Andy Reid was born March 19, 1958. He piloted the Philadelphia Eagles from 1999 to 2012 before taking the helm for Kansas City. Today, at age 64, Reid said he will come back next year if the team wants him. Which, obviously, they will. 

But therein lies one of Mahomes’s fundamental challenges. When Tom Brady won his second of seven Super Bowl titles in 2003, his Hall of Fame to be a head coach, Bill Belichick was 51 years old, born April 16, 1952. His career was just beginning to skyrocket. 

The 13 year age difference between Belichick and Reid in their respective second Super Bowl winning years is significant. It means that sometime soon Mahomes will have to play for another head coach, one less likely to be of Reid and Belichick‘s stature.
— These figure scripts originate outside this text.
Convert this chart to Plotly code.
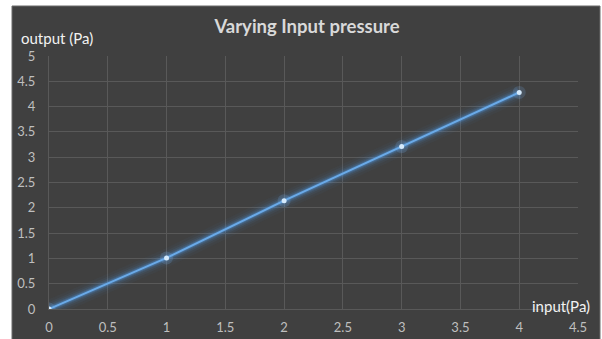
import plotly.graph_objects as go

# Data
input_pa = [0, 1, 2, 3, 4]
output_pa = [0, 1.01, 2.14, 3.21, 4.28]
x_ticks = [0, 0.5, 1, 1.5, 2, 2.5, 3, 3.5, 4, 4.5]
y_ticks = [0, 0.5, 1, 1.5, 2, 2.5, 3, 3.5, 4, 4.5, 5]

W, H = 602, 339
ML, MR, MT, MB = 49, 24, 56, 30
pw, ph = W - ML - MR, H - MT - MB

BG = "#404040"
GRID = "#595959"
LINE = "#6aaae8"
FONT = "Lato"

fig = go.Figure()
# glow layers
for w, a in [(18, 0.04), (13, 0.06), (9, 0.10), (6, 0.16), (4, 0.25)]:
    fig.add_trace(go.Scatter(x=input_pa, y=output_pa, mode="lines",
                             line=dict(color=f"rgba(80,155,235,{a})", width=w),
                             hoverinfo="skip", showlegend=False))
fig.add_trace(go.Scatter(x=input_pa, y=output_pa, mode="markers",
                         marker=dict(color="rgba(120,180,240,0.18)", size=13, line=dict(width=0)),
                         hoverinfo="skip", showlegend=False))
fig.add_trace(go.Scatter(x=input_pa, y=output_pa, mode="lines+markers",
                         line=dict(color=LINE, width=2),
                         marker=dict(color="#d5eafc", size=5, line=dict(width=0)),
                         showlegend=False))

# dark chart area on white page
fig.add_shape(type="rect", xref="paper", yref="paper", layer="below",
              x0=(12 - ML) / pw, x1=(600 - ML) / pw,
              y0=-(MB + 2) / ph, y1=(ph + MT - 6) / ph,
              fillcolor=BG, line=dict(color="#6a6a6a", width=1))

fig.update_layout(
    width=W, height=H,
    margin=dict(l=ML, r=MR, t=MT, b=MB),
    paper_bgcolor="white", plot_bgcolor=BG,
    title=dict(text="Varying Input pressure", x=(307 - ML) / pw, xref="paper", xanchor="center",
               y=(H - 27) / H, yanchor="middle",
               font=dict(family=FONT, size=18.5, color="#d9d9d9", weight="bold")),
    font=dict(family=FONT, color="#bfbfbf", size=13),
    xaxis=dict(range=[0, 4.5], tickvals=x_ticks, ticktext=[f"{v:g}" for v in x_ticks],
               showgrid=True, gridcolor=GRID, gridwidth=1, zeroline=False, automargin=False,
               showline=True, linecolor=GRID, ticks="", ticklabelstandoff=6,
               tickfont=dict(family=FONT, size=13, color="#bfbfbf")),
    yaxis=dict(range=[0, 5], tickvals=y_ticks, ticktext=[f"{v:g}" for v in y_ticks],
               showgrid=True, gridcolor=GRID, gridwidth=1, zeroline=False, automargin=False,
               showline=True, linecolor=GRID, ticks="", ticklabelstandoff=10,
               tickfont=dict(family=FONT, size=13, color="#bfbfbf")),
    annotations=[
        dict(text="output (Pa)", xref="paper", yref="paper",
             x=(57 - ML) / pw, y=(H - MB - 38) / ph, xanchor="center", yanchor="middle",
             showarrow=False, font=dict(family=FONT, size=15, color="#f2f2f2")),
        dict(text="input(Pa)", xref="paper", yref="paper",
             x=(561 - ML) / pw, y=(H - MB - 306) / ph, xanchor="center", yanchor="middle",
             showarrow=False, font=dict(family=FONT, size=15, color="#f2f2f2")),
    ],
)

fig.write_html("out.html")
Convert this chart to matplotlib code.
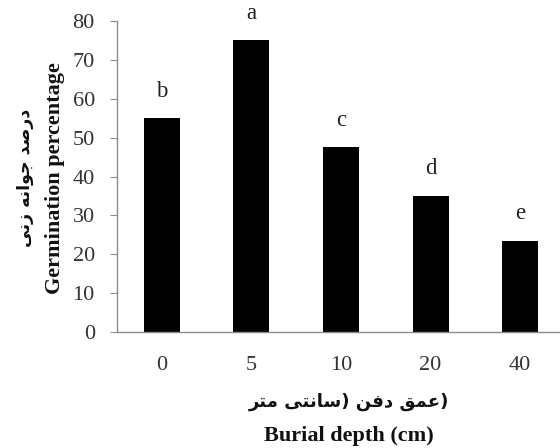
import matplotlib
matplotlib.use('Agg')
import matplotlib.pyplot as plt

# burial depth categories and germination means
depths = ['0', '5', '10', '20', '40']
germination = [55, 75, 47.5, 35, 23.5]
letters = ['b', 'a', 'c', 'd', 'e']

# Persian labels written in visual (presentation-form) order,
# since matplotlib does no Arabic shaping / bidi here
# 'درصد جوانه زنی'
y_label_fa = '\ufef0\ufee7\ufeaf \ufeea\ufee7\ufe8d\ufeee\ufe9f \ufeaa\ufebb\ufead\ufea9'
# 'عمق دفن (سانتی متر)' as it shows in the source figure
x_label_fa = ('\ufeae\ufe98\ufee3' + ' ' + '\ufef0\ufe98\ufee7\ufe8e\ufeb3' + ') '
              + '\ufee6\ufed3\ufea9' + ' ' + '\ufed6\ufee4\ufecb' + ')')
y_label_en = 'Germination percentage'
x_label_en = 'Burial depth (cm)'

plt.rcParams['font.family'] = ['Liberation Serif', 'DejaVu Sans']

fig = plt.figure(figsize=(5.6, 4.48), dpi=100)
ax = fig.add_axes([117 / 560, 116 / 448, 448 / 560, 311 / 448])

x = range(len(depths))
ax.bar(x, germination, width=0.4, color='black')
for i, (v, lab) in enumerate(zip(germination, letters)):
    ax.annotate(lab, (i, v), xytext=(0, 12), textcoords='offset points',
                ha='center', va='bottom', fontsize=16.5, color='#222222')

ax.set_xlim(-0.5, 4.5)
ax.set_ylim(0, 80)
ax.set_yticks(range(0, 81, 10))
ax.set_xticks(list(x))
ax.set_xticklabels(depths)

for side in ['top', 'right']:
    ax.spines[side].set_visible(False)
for side in ['left', 'bottom']:
    ax.spines[side].set_color('#8c8c8c')
    ax.spines[side].set_linewidth(1.0)

ax.tick_params(axis='y', direction='out', length=5, width=0.8, color='#8c8c8c',
               pad=11, labelsize=16, labelcolor='#333333')
ax.tick_params(axis='x', length=0, pad=17, labelsize=16, labelcolor='#333333')

# y-axis titles
fig.text(55 / 560, 1 - 178 / 448, y_label_en, rotation=90, ha='center', va='center',
         fontsize=16, fontweight='bold', color='#111111')
fig.text(25 / 560, 1 - 178 / 448, y_label_fa, rotation=90, ha='center', va='center',
         fontsize=12.5, fontweight='bold', family=['DejaVu Sans'], color='#111111')

# x-axis titles
fig.text(349 / 560, 1 - 402 / 448, x_label_fa, ha='center', va='center',
         fontsize=13, fontweight='bold', family=['DejaVu Sans'], color='#111111')
fig.text(349 / 560, 1 - 436 / 448, x_label_en, ha='center', va='center',
         fontsize=16, fontweight='bold', color='#111111')

fig.savefig('out.png', dpi=100)
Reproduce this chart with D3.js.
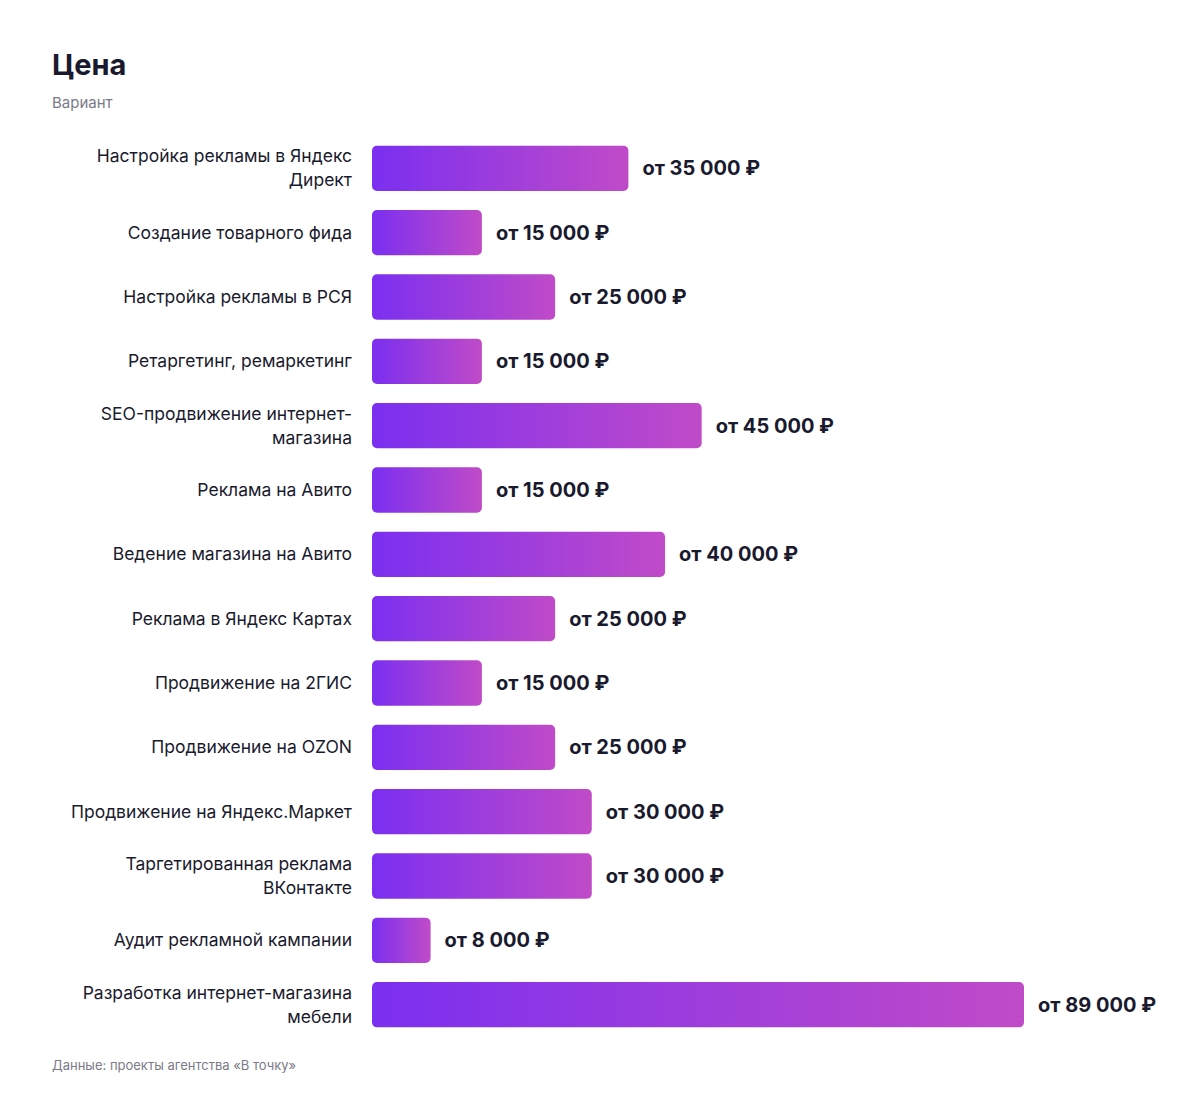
<!DOCTYPE html><html><head><meta charset="utf-8">
<script src="https://cdn.jsdelivr.net/npm/d3@7"></script>
<style>body{margin:0;background:#fff;font-family:Inter,"Noto Sans",sans-serif}</style></head><body>
<svg id="c" width="1200" height="1096"></svg>
<script>
const categories=[["Настройка рекламы в Яндекс","Директ"],["Создание товарного фида"],["Настройка рекламы в РСЯ"],["Ретаргетинг, ремаркетинг"],["SEO-продвижение интернет-","магазина"],["Реклама на Авито"],["Ведение магазина на Авито"],["Реклама в Яндекс Картах"],["Продвижение на 2ГИС"],["Продвижение на OZON"],["Продвижение на Яндекс.Маркет"],["Таргетированная реклама","ВКонтакте"],["Аудит рекламной кампании"],["Разработка интернет-магазина","мебели"]];
const values=[35000,15000,25000,15000,45000,15000,40000,25000,15000,25000,30000,30000,8000,89000];
const svg=d3.select("#c");
const defs=svg.append("defs");
const g0=defs.append("linearGradient").attr("id","gr");
g0.append("stop").attr("offset","0%").attr("stop-color","#7B2FF0");
g0.append("stop").attr("offset","100%").attr("stop-color","#C04BC8");
svg.append("text").attr("x",52).attr("y",75).attr("font-size",29).attr("font-weight",700).attr("fill","#1a1a2e").text("Цена");
svg.append("text").attr("x",52).attr("y",108).attr("font-size",15).attr("fill","#7a7a88").text("Вариант");
svg.append("text").attr("x",52).attr("y",1070).attr("font-size",13).attr("fill","#7a7a88").text("Данные: проекты агентства «В точку»");
const x=d3.scaleLinear().domain([0,89000]).range([372,1024]);
const y=d3.scaleBand().domain(d3.range(values.length)).range([145-9,1028+9]).paddingInner(0.2955).paddingOuter(0.15);
const row=svg.selectAll("g.r").data(values).join("g");
row.append("rect").attr("x",x(0)).attr("y",(d,i)=>y(i)).attr("width",d=>x(d)-x(0)).attr("height",y.bandwidth()).attr("rx",5).attr("fill","url(#gr)");
row.append("text").attr("x",d=>x(d)+14).attr("y",(d,i)=>y(i)+y.bandwidth()/2+7).attr("font-size",20).attr("font-weight",700).attr("fill","#1a1a2e")
 .text(d=>"от "+d3.format(",")(d).replace(/,/g," ")+" ₽");
row.each(function(d,i){
 const lines=categories[i];const cy=y(i)+y.bandwidth()/2;
 lines.forEach((l,k)=>d3.select(this).append("text").attr("x",352).attr("text-anchor","end").attr("font-size",17.5).attr("fill","#1a1a2e")
  .attr("y",cy+6+(k-(lines.length-1)/2)*24).text(l));
});
</script></body></html>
Remember the 2020 season when the Chiefs lost to Brady’s Tampa Bay Bucs in Super Bowl 55? It wasn’t that Mahomes had an off day. No, he was the same elusive sidearm slinger he is today. It was the patchwork offensive line that couldn’t protect him that led to the lopsided, 31–9 Bucs win, the only easy Super Bowl victory Brady ever had. 

In a game with 11 players per team, there are too many variables to put together at the right time to allow for the talent of any quarterback to be maximized all the time. That includes the variable of coaching leadership.

 Brady had a 20-year run with a single Hall of Fame head coach. Mahomes is only in his seventh season, sixth as a starter. And his head coach is already 64 years old.

To catch Brady, even if he replicates Brady’s unparalleled consistency of making it to the Super Bowl essentially every other year of his career, Mahomes would need ten more years minimum, not lose any of those subsequent five Super Bowl appearances, and not get hurt throughout that entire run, or lose any of his critical teammates to injury, either. 

What are the odds that all those variables will line up, including a new head coach, to serve his interests to get to seven Super Bowl titles as a scrambling QB?

Ask Aaron Rodgers. With all the talent he possesses, he’s got exactly one Super Bowl title. No other QB in league history has more than four. Plus, Brady also took less money throughout his career, so his team could spend more for the other necessary players needed to create a championship team. 

Now if anyone can do it, it’s Mahomes. But getting all the pieces to fit just right to make it to 10 Super Bowls and win seven? That’s a tall order for anyone, even someone of Mahomes’s natural talent and drive. 

No, Brady’s the unicorn. Everything fell just right for the chiseled chin, except for that helmet catch in 2007. Goddamn David Tyree and Eli Manning for escaping the rush.